Hasto meminta NasDem untuk memberikan penjelasan terkait hal itu. “Berbagai persoalan etik tersebut yang harus dijawab, lengkap dengan berbagai kontradiksi kebijakan dalam jalannya pemerintahan,” kata dia.
NasDem Jelaskan Anies Antitesis Jokowi
Hasto Kristiyanto menilai pernyataan Zulfan Lindan soal Anies Baswedan antitesis Jokowi persoalan etika serius. Zulfan menyebut Hasto nggak paham secara utuh pernyataannya.
“Mas Hasto tidak memahami secara utuh apa yang saya maksud dengan tesa, antitesa, dan sintesa.
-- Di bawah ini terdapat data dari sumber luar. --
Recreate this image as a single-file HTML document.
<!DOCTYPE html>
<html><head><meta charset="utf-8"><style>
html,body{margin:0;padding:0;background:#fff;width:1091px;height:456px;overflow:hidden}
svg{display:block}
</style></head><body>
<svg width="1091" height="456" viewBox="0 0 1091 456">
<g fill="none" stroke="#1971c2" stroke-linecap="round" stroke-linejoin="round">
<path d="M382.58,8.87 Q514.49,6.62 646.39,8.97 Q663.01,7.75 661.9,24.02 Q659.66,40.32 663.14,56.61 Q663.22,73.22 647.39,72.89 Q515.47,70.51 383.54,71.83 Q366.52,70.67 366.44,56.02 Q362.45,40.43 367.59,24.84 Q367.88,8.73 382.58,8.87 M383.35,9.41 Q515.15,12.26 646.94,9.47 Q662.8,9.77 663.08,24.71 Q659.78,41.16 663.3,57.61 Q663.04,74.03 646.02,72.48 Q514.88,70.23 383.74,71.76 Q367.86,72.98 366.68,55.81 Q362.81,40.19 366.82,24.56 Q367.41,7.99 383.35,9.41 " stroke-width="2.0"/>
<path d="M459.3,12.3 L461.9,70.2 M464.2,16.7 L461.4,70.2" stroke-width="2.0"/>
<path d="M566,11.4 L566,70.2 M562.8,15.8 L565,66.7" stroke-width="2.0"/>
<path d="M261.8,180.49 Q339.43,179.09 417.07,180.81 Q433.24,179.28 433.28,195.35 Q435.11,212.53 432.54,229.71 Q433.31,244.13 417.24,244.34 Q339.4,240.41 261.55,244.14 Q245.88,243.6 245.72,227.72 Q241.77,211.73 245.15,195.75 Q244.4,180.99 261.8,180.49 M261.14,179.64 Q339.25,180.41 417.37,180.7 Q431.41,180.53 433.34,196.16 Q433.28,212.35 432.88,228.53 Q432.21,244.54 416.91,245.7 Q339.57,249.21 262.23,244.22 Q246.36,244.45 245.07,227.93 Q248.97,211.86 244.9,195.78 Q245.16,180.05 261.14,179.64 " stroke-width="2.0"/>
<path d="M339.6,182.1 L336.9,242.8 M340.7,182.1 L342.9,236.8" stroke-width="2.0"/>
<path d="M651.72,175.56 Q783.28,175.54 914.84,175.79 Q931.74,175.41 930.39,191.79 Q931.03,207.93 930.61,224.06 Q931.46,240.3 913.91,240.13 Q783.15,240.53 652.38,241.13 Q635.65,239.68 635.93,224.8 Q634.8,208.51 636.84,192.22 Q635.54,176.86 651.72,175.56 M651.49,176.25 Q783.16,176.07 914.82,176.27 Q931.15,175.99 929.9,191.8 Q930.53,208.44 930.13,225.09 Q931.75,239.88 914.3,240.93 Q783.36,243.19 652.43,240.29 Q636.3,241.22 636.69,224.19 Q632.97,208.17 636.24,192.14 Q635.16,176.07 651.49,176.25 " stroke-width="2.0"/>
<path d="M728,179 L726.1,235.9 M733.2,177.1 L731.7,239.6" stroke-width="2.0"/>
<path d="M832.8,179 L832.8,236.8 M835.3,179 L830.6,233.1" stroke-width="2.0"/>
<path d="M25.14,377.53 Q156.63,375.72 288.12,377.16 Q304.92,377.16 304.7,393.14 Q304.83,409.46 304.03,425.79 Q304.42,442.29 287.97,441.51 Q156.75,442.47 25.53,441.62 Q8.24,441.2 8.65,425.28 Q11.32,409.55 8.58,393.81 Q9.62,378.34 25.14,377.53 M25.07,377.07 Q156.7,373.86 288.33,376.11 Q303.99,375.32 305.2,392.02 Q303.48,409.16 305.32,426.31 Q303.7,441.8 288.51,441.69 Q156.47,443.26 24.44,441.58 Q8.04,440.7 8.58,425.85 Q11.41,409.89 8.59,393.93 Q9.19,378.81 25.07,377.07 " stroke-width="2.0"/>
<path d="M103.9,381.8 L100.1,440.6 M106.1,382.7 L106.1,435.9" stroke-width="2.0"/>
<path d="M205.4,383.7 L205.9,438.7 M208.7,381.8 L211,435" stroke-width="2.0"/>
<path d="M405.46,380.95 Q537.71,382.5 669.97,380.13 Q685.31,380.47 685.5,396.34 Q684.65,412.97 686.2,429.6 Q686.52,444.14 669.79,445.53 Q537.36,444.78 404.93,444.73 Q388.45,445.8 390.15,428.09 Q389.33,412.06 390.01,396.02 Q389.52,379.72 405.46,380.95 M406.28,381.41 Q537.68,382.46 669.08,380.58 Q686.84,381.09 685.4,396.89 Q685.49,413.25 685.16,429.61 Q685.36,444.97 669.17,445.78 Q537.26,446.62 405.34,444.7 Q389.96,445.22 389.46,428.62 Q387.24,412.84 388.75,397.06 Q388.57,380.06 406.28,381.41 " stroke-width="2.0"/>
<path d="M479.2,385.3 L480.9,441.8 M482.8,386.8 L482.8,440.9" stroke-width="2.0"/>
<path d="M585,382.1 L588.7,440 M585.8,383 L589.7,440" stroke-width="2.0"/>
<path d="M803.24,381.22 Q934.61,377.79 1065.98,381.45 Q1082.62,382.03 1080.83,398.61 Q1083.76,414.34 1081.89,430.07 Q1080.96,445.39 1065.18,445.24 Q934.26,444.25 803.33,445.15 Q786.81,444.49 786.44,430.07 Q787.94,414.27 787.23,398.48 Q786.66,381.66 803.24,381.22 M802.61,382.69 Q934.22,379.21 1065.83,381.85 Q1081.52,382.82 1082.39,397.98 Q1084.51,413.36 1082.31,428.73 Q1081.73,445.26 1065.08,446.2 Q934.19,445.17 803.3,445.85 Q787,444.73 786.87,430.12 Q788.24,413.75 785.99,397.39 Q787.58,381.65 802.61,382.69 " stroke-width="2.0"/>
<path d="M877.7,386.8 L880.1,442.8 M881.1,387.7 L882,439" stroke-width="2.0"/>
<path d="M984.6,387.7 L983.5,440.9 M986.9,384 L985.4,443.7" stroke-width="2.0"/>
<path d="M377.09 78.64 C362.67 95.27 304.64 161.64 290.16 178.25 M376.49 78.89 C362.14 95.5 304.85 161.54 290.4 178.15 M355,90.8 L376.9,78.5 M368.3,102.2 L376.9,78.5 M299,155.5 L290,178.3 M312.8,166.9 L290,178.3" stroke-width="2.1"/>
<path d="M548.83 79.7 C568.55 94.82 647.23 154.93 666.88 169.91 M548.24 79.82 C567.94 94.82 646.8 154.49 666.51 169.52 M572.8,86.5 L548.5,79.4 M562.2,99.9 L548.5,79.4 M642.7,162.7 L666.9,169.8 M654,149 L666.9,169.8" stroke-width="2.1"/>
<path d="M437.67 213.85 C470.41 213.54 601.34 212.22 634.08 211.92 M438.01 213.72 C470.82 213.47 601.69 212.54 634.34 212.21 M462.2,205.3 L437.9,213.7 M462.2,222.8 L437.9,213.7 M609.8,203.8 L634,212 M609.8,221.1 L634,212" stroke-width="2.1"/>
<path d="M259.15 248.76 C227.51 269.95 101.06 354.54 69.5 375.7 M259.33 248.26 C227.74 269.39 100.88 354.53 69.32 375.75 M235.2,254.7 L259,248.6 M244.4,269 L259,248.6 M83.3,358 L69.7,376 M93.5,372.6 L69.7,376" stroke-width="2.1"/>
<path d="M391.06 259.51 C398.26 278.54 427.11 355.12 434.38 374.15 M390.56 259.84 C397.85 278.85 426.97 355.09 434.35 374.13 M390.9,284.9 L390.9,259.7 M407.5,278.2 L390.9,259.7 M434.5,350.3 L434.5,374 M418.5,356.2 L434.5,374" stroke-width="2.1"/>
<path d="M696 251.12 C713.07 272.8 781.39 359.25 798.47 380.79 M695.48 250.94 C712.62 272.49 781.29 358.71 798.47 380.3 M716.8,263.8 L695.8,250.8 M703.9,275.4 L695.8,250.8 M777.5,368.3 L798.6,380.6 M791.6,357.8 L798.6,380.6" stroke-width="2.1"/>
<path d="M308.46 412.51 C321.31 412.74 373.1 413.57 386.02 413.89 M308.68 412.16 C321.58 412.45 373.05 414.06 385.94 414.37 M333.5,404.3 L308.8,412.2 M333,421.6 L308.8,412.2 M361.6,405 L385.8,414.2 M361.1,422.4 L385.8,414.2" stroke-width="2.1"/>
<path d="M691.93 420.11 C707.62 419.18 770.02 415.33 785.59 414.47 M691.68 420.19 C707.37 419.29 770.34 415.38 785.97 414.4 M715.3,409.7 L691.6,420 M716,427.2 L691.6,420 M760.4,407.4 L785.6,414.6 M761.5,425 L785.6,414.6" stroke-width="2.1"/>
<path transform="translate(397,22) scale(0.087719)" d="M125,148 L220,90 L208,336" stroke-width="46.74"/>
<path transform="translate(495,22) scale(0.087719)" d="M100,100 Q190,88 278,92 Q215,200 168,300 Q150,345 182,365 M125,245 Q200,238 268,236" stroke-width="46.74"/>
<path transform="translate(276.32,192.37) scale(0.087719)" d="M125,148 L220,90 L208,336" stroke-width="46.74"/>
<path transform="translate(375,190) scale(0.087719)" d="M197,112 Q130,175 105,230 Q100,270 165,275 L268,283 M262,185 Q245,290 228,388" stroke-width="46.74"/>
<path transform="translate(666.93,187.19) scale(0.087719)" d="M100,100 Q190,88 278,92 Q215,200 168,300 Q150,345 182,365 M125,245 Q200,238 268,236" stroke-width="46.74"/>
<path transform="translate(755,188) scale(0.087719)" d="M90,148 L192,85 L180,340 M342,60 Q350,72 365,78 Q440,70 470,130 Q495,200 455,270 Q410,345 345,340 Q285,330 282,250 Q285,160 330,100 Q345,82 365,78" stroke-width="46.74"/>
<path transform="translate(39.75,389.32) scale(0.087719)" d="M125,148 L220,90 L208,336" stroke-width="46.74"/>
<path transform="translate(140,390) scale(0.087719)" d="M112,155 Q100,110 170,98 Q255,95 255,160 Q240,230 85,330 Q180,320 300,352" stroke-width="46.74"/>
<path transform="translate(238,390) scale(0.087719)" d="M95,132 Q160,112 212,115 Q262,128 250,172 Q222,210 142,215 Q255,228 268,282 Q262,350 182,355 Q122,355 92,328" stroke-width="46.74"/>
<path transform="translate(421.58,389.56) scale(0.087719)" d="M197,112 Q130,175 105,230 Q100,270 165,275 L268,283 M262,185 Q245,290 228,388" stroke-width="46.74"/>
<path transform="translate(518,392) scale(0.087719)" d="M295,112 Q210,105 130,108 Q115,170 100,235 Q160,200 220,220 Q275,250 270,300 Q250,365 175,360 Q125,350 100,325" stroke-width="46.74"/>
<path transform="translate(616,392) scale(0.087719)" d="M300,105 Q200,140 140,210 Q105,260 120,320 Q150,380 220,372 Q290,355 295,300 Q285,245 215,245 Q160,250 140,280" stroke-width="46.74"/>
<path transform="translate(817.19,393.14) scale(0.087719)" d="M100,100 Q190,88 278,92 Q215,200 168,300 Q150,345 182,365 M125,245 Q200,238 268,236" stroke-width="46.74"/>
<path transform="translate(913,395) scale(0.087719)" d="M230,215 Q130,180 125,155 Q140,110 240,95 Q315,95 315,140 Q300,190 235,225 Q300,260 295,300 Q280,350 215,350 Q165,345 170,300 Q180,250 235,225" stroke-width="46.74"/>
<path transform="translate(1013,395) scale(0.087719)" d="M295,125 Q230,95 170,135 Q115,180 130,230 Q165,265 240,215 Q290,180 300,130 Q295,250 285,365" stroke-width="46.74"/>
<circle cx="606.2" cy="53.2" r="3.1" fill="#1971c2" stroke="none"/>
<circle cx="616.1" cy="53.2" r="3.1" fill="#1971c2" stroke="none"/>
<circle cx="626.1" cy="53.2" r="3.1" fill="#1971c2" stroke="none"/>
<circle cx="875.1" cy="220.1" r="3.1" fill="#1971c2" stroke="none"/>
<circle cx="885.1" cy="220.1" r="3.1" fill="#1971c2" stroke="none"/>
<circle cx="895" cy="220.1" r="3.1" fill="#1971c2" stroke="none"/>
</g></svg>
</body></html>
Dalam teori dasar Dialektika Hegel memang terjadi perubahan yang mendasar dari bentuk feodalisme mengalami perubahan dalam bentuk sistem kapitalisme,” kata Zulfan kepada wartawan, Rabu (12/10).
“Namun kini semua pendekatan itu banyak mengalami perubahan yang dikenal sebagai teori konvergensi, di mana antara kapitalisme dan sosialisme saling melengkapi,” sambungnya.
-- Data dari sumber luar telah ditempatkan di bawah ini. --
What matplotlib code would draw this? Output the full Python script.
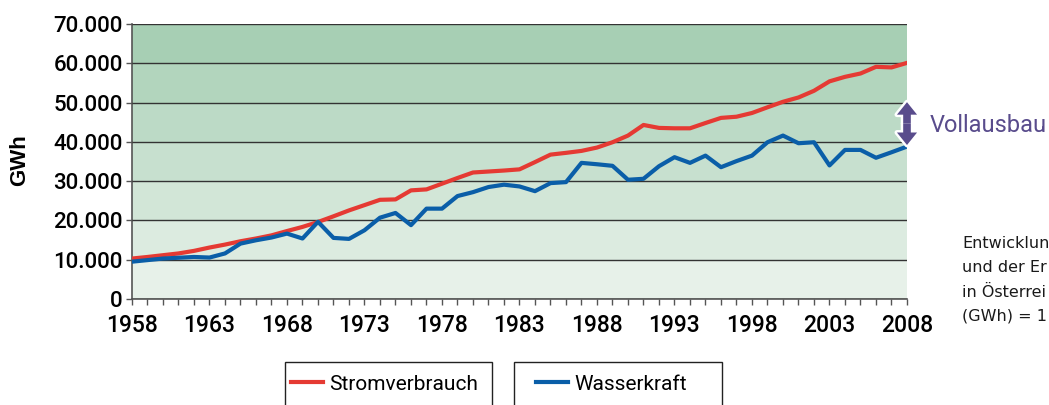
import matplotlib
matplotlib.use("Agg")
import matplotlib.pyplot as plt
from matplotlib.patches import Rectangle
import numpy as np
from matplotlib.colors import to_rgb
from matplotlib.ticker import FixedLocator, MultipleLocator, FuncFormatter

years = list(range(1958, 2009))

stromverbrauch = [
    10300, 10700, 11150, 11600, 12250, 13100, 13850, 14700, 15400, 16200,
    17300, 18350, 19600, 21050, 22550, 23900, 25250, 25350, 27650, 27900,
    29350, 30800, 32200, 32450, 32700, 33000, 34850, 36750, 37200, 37700,
    38550, 39900, 41600, 44300, 43550, 43450, 43450, 44800, 46100, 46400,
    47350, 48800, 50200, 51300, 53000, 55400, 56550, 57400, 59100, 58950,
    60100,
]

wasserkraft = [
    9500, 9900, 10300, 10500, 10700, 10550, 11600, 14100, 14950, 15650,
    16650, 15400, 19650, 15550, 15300, 17500, 20700, 21900, 18800, 23000,
    23000, 26200, 27200, 28500, 29100, 28650, 27450, 29500, 29750, 34650,
    34300, 33900, 30350, 30600, 33800, 36100, 34650, 36500, 33550, 35100,
    36500, 39900, 41600, 39650, 39900, 34000, 37950, 37950, 35950, 37350,
    38800,
]

series_names = ["Stromverbrauch", "Wasserkraft"]
label_years = list(range(1958, 2009, 5))
# the caption is cut off by the right edge of the original graphic
caption_lines = ["Entwicklun", "und der Er", "in Österrei", "(GWh) = 1"]

cond = ["Roboto", "DejaVu Sans"]
W, H = 1049, 405

fig = plt.figure(figsize=(W / 100, H / 100), dpi=100)
ax = fig.add_axes([132 / W, 106 / H, 775 / W, 275 / H])

# banded green background, darker towards the top
bands = np.arange(0, 70000, 10000)
c_lo = np.array(to_rgb("#e7f1e9"))
c_hi = np.array(to_rgb("#a7cfb4"))
for i, b in enumerate(bands):
    t = i / (len(bands) - 1)
    ax.axhspan(b, b + 10000, color=c_lo + (c_hi - c_lo) * t, lw=0, zorder=0)

ax.plot(years, stromverbrauch, color="#e53a33", lw=3.0, zorder=3)
ax.plot(years, wasserkraft, color="#0a5ea8", lw=3.0, zorder=3)

ax.set_xlim(1958, 2008)
ax.set_ylim(0, 70000)
ax.xaxis.set_major_locator(FixedLocator(label_years))
ax.xaxis.set_minor_locator(MultipleLocator(1))
ax.yaxis.set_major_locator(MultipleLocator(10000))
ax.yaxis.set_major_formatter(FuncFormatter(lambda v, p: f"{int(v):,}".replace(",", ".")))
ax.grid(axis="y", color="#333333", lw=1.0, zorder=1)
ax.set_axisbelow(False)

for s in ["top", "right"]:
    ax.spines[s].set_visible(False)
for s in ["left", "bottom"]:
    ax.spines[s].set_color("#555555")
    ax.spines[s].set_linewidth(1.2)

ax.tick_params(axis="both", which="major", length=4.5, width=1, color="#555555")
ax.tick_params(axis="y", pad=2, labelsize=16)
ax.tick_params(axis="x", pad=6, labelsize=16.5)
ax.tick_params(axis="x", which="minor", length=4, width=1, color="#555555")
ax.tick_params(axis="y", which="minor", length=0)
for lab in ax.get_xticklabels() + ax.get_yticklabels():
    lab.set_family(cond)
    lab.set_fontweight("medium")

ax.set_ylabel("GWh", fontsize=16, fontweight="bold", family="Liberation Sans")
ax.yaxis.set_label_coords(-0.1316, 0.505)

# "Vollausbau" double arrow at the end of the series: two simple arrows back to back
mid = 44650
for tip in (50100, 39200):
    for fc, ec, lw, z in (("white", "white", 3.5, 5), ("#594c8c", "none", 0, 6)):
        ax.annotate("", xy=(2008, tip), xytext=(2008, mid),
                    arrowprops=dict(arrowstyle="simple,head_length=0.9,head_width=1.45,tail_width=0.55",
                                    mutation_scale=10, fc=fc, ec=ec, lw=lw,
                                    shrinkA=0, shrinkB=0),
                    annotation_clip=False, zorder=z)
fig.text(930 / W, 1 - 125 / H, "Vollausbau", color="#594c8c", fontsize=17,
         family=cond, va="center", ha="left")

fig.text(962 / W, 1 - 236 / H, "\n".join(caption_lines), fontsize=11.5,
         color="#1a1a1a", va="top", ha="left", linespacing=1.77,
         family="DejaVu Sans")

# two separate legend boxes below the plot (bottom edge runs off the picture)
handles = ax.get_lines()
frames = [(285, 207), (514, 208)]
content_x = [291, 536]
for h, name, (bx, bw), cx in zip(handles, series_names, frames, content_x):
    fig.patches.append(Rectangle((bx / W, -0.05), bw / W, 0.05 + 1 - 362 / H,
                                 transform=fig.transFigure, fill=False,
                                 edgecolor="#222222", lw=1.0))
    leg = fig.legend([h], [name], loc="center left",
                     bbox_to_anchor=(cx / W, 1 - 384 / H),
                     frameon=False, borderpad=0, borderaxespad=0,
                     handlelength=1.55, handletextpad=0.3,
                     prop={"family": cond, "size": 15})
    leg.legend_handles[0].set_linewidth(3)

fig.savefig("out.png", dpi=100, facecolor="white")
Zulfan kemudian memberi contoh negara China dan Rusia. Zulfan menuturkan China dan Rusia yang dikenal negara sosialis dapat melakukan pendekatan liberalis dan kapitalis.
“Sebagai contoh misalnya China dan Rusia yang dikenal sebagai negara sosialis dalam membangun perekonomiannya juga melakukan pendekatan liberal kapitalisme,” jelas Zulfan.
Zulfan menjelaskan antitesis yang dimaksudnya adalah pola berpikir dan bekerja. Menurutnya, ada perbedaan pola berpikir dan bekerja antara Jokowi dan Anies.
“Dalam kaitan Anies Baswedan sebagai antitesis Pak Jokowi, jangan dipahami saling bertabrakan. Sebagaimana saya jelaskan dalam dialog Total Politik bahwa Jokowi punya pendekatan berpikir dan kerja,” ujar Zulfan.
Zulfan menyebut pola kerja Jokowi bertipe implementatif, sementara Anies melakukan pendekatan konseptual dalam melakukan program kerja.
“Pak Jokowi lebih melakukan pendekatan implementatif. Sementara itu, Anies lebih melakukan pendekatan konseptualisasi, yang mungkin saja implementasinya tidak sesegera Pak Jokowi,” imbuhnya.
Usul Dialog Terbuka Zulfan-Hasto
Elite Partai NasDem Bestari Barus mengusulkan Zulfan dan Hasto bertemu dan menjelaskan pernyataan masing-masing. Menurut Bestari dialog terbuka opsi bijak untuk kedua tokoh itu.
“Untuk saling mendengar satu sama lain apa sebetulnya yang dimaksud, apa yang diucapkan oleh Kakak Zulfan Lindan kaitannya dia berada dalam satu dialog dan mudah-mudahan kalau ruang komunikasi itu bahkan kalau perlu ya dipublish gitu ya terbuka gitu. Adakan dialog terbuka antara Zulfan Lidan dengan Hasto,” kata Bestari kepada wartawan, Rabu (12/10).
“Sehingga bisa saling menjelaskan apa yang kemudian menjadi maksud daripada pernyataan-pernyataan yang saling dilontarkan publik melalui media. Saya kira itu yang paling bijak menurut saya,” tambahnya.